Google updated their FAQ on their Core Web Vitals metrics and page experience update. This page can be accessed on Google’s support forums and was initially published in December 2020, but now it was updated with a lot more details.
It was updated quite a bit compared to the original version. You can compare the old with the new by scanning both documents. Malte Ubl, technical software engineer at Google, said on Twitter, “We published a FAQ on Google’s page experience rankings answering questions like: where does the Core Web Vitals data come from? How do you calculate a score for a URL that was recently published and didn’t yet generate 28 days of data?” and many more.”
“In December last year, we published a set of FAQs about Core Web Vitals and Page Experience based on the questions you wanted us to answer. We received a lot of positive feedback and many wrote to us saying they found the answers useful. In the meantime, we are back with more answers to the questions we received. We organized the questions in this post into three sections – Metrics and Tools, Page Experience and Search, and AMP. We hope you find it useful,” Google said.
The one major item that catches the eye is how Google will continue to rank the most relevant content despite how poorly it might do with its top web vitals scores. “Our systems will continue to prioritize pages with the best overall information, even if some aspects of the page experience are unsatisfactory. A good page experience does not negate having excellent and relevant content,” Google added.

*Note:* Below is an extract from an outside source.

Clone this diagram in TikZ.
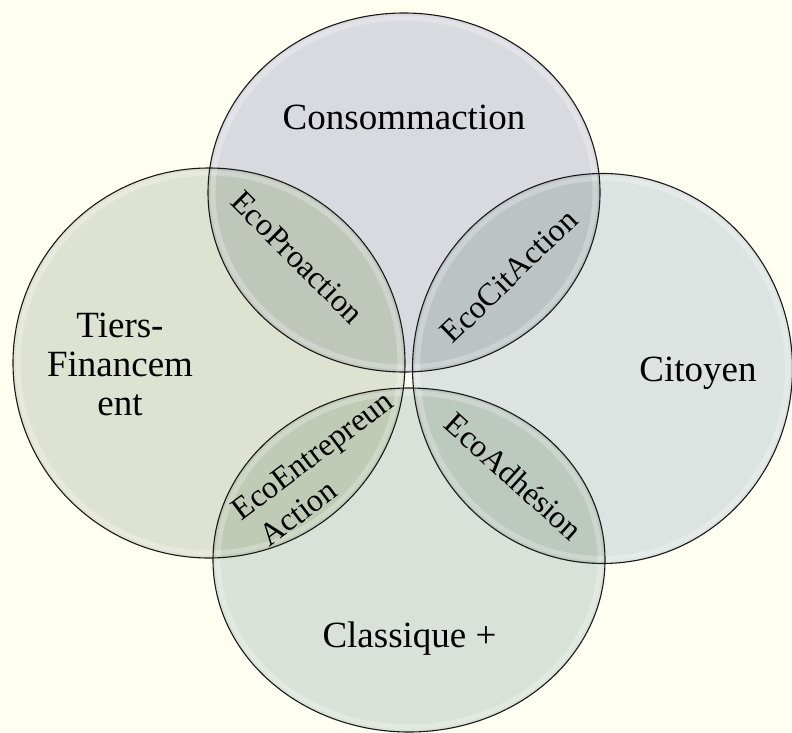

Google also said that those pages are still “eligible for the Top Stories carousel if the website does not clear Core Web Vitals.” With Google’s page experience update in May, everyone is gearing up to ensure that sites go green with this update. We’re not sure how big this ranking factor will be, but even if it’s a small ranking factor, making these changes to the user experience on a site can help make them happier and potentially increase conversion rates and site performance.